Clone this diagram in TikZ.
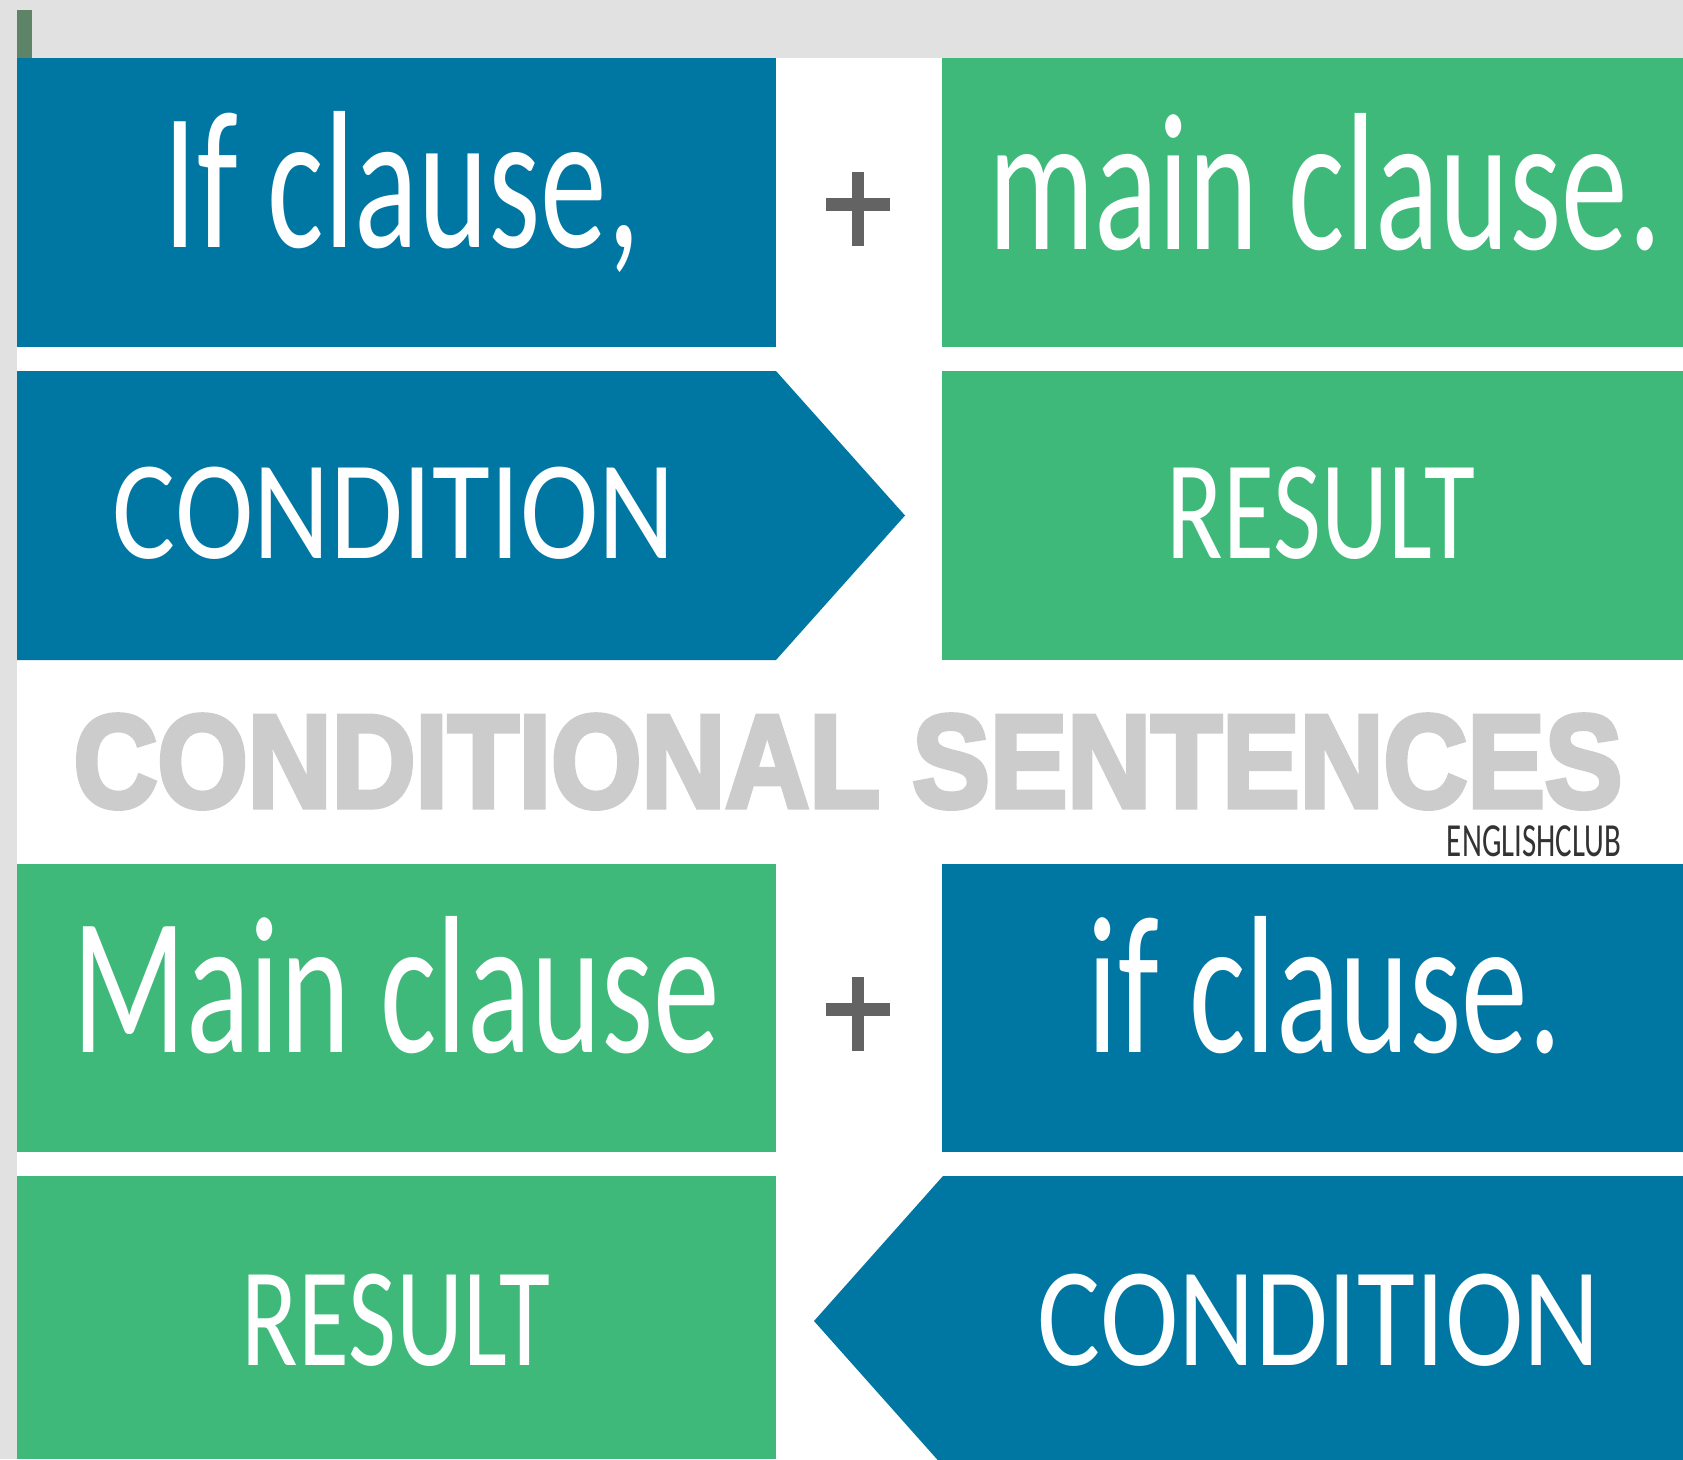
\documentclass[tikz,border=0pt]{standalone}
\usepackage{fontspec}
\setmainfont{Carlito}
\newfontfamily\titlefont[FakeBold=4]{Liberation Sans}
\usetikzlibrary{positioning}
\definecolor{ecblue}{RGB}{0,119,163}
\definecolor{ecgreen}{RGB}{62,185,122}
\definecolor{titlegray}{RGB}{204,204,204}
\definecolor{plusgray}{RGB}{99,99,99}
\definecolor{bggray}{RGB}{225,225,225}
\definecolor{barcol}{RGB}{94,132,104}
\newcommand{\squeeze}[2]{\scalebox{#1}[1]{#2}}
\tikzset{
  bigtext/.style={text=white,font=\fontsize{196}{196}\selectfont,anchor=base,inner sep=0pt},
  captext/.style={text=white,font=\fontsize{141}{141}\selectfont,anchor=base,inner sep=0pt},
  titletext/.style={text=titlegray,font=\titlefont\bfseries\fontsize{132}{132}\selectfont,anchor=base,inner sep=0pt},
  clubtext/.style={text=black!80,font=\fontsize{47.5}{47.5}\selectfont,anchor=base,inner sep=0pt}
}

\begin{document}
\begin{tikzpicture}[x=1pt,y=-1pt]
\clip (0,0) rectangle (1683,1459);
\fill[bggray] (0,0) rectangle (1683,1459);
\fill[white] (17,58) rectangle (1683,1459);
\fill[barcol] (17,10) rectangle (32,58);
% top half
\fill[ecblue] (17,58) rectangle (776,347);
\fill[ecgreen] (942,58) rectangle (1683,347);
\fill[ecblue] (17,371) -- (776,371) -- (905,515.5) -- (776,660) -- (17,660) -- cycle;
\fill[ecgreen] (942,371) rectangle (1683,660);
% bottom half
\fill[ecgreen] (17,864) rectangle (776,1152);
\fill[ecblue] (942,864) rectangle (1683,1152);
\fill[ecgreen] (17,1176) rectangle (776,1459);
\fill[ecblue] (1683,1176) -- (943,1176) -- (814,1321) -- (943,1466) -- (1683,1466) -- cycle;
\foreach \y in {204,1009}
{
\fill[plusgray,shift={(858,\y)}] (-32,-6.5) rectangle (32,6.5);
\fill[plusgray,shift={(858,\y)}] (-6,-32) rectangle (6,42);
}
\node[bigtext] (ifcl) at (402,247) {\squeeze{0.68}{If clause,}};
\node[bigtext] (maincl) at (1325,249) {\squeeze{0.68}{main clause.}};
\node[captext] (cond) at (394,558) {\squeeze{0.84}{CONDITION}};
\node[captext] (res) at (1321,558) {\squeeze{0.74}{RESULT}};
\node[titletext] (title) at (848,807) {\squeeze{0.88}{CONDITIONAL SENTENCES}};
\node[clubtext] (club) at (1534,856) {\squeeze{0.65}{ENGLISHCLUB}};
\node[bigtext] (maincltwo) at (396,1052) {\squeeze{0.68}{Main clause}};
\node[bigtext] (ifcltwo) at (1325,1052) {\squeeze{0.68}{if clause.}};
\node[captext] (restwo) at (396,1365) {\squeeze{0.74}{RESULT}};
\node[captext] (condtwo) at (1319,1365) {\squeeze{0.84}{CONDITION}};
\end{tikzpicture}
\end{document}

WHAT IS ASKED: Copy the whole listing above word for word but do not carry over the pictures.

CORRECT RESPONSE:
Clone this diagram in TikZ.
\documentclass[tikz,border=0pt]{standalone}
\usepackage{fontspec}
\setmainfont{Carlito}
\newfontfamily\titlefont[FakeBold=4]{Liberation Sans}
\usetikzlibrary{positioning}
\definecolor{ecblue}{RGB}{0,119,163}
\definecolor{ecgreen}{RGB}{62,185,122}
\definecolor{titlegray}{RGB}{204,204,204}
\definecolor{plusgray}{RGB}{99,99,99}
\definecolor{bggray}{RGB}{225,225,225}
\definecolor{barcol}{RGB}{94,132,104}
\newcommand{\squeeze}[2]{\scalebox{#1}[1]{#2}}
\tikzset{
  bigtext/.style={text=white,font=\fontsize{196}{196}\selectfont,anchor=base,inner sep=0pt},
  captext/.style={text=white,font=\fontsize{141}{141}\selectfont,anchor=base,inner sep=0pt},
  titletext/.style={text=titlegray,font=\titlefont\bfseries\fontsize{132}{132}\selectfont,anchor=base,inner sep=0pt},
  clubtext/.style={text=black!80,font=\fontsize{47.5}{47.5}\selectfont,anchor=base,inner sep=0pt}
}

\begin{document}
\begin{tikzpicture}[x=1pt,y=-1pt]
\clip (0,0) rectangle (1683,1459);
\fill[bggray] (0,0) rectangle (1683,1459);
\fill[white] (17,58) rectangle (1683,1459);
\fill[barcol] (17,10) rectangle (32,58);
% top half
\fill[ecblue] (17,58) rectangle (776,347);
\fill[ecgreen] (942,58) rectangle (1683,347);
\fill[ecblue] (17,371) -- (776,371) -- (905,515.5) -- (776,660) -- (17,660) -- cycle;
\fill[ecgreen] (942,371) rectangle (1683,660);
% bottom half
\fill[ecgreen] (17,864) rectangle (776,1152);
\fill[ecblue] (942,864) rectangle (1683,1152);
\fill[ecgreen] (17,1176) rectangle (776,1459);
\fill[ecblue] (1683,1176) -- (943,1176) -- (814,1321) -- (943,1466) -- (1683,1466) -- cycle;
\foreach \y in {204,1009}
{
\fill[plusgray,shift={(858,\y)}] (-32,-6.5) rectangle (32,6.5);
\fill[plusgray,shift={(858,\y)}] (-6,-32) rectangle (6,42);
}
\node[bigtext] (ifcl) at (402,247) {\squeeze{0.68}{If clause,}};
\node[bigtext] (maincl) at (1325,249) {\squeeze{0.68}{main clause.}};
\node[captext] (cond) at (394,558) {\squeeze{0.84}{CONDITION}};
\node[captext] (res) at (1321,558) {\squeeze{0.74}{RESULT}};
\node[titletext] (title) at (848,807) {\squeeze{0.88}{CONDITIONAL SENTENCES}};
\node[clubtext] (club) at (1534,856) {\squeeze{0.65}{ENGLISHCLUB}};
\node[bigtext] (maincltwo) at (396,1052) {\squeeze{0.68}{Main clause}};
\node[bigtext] (ifcltwo) at (1325,1052) {\squeeze{0.68}{if clause.}};
\node[captext] (restwo) at (396,1365) {\squeeze{0.74}{RESULT}};
\node[captext] (condtwo) at (1319,1365) {\squeeze{0.84}{CONDITION}};
\end{tikzpicture}
\end{document}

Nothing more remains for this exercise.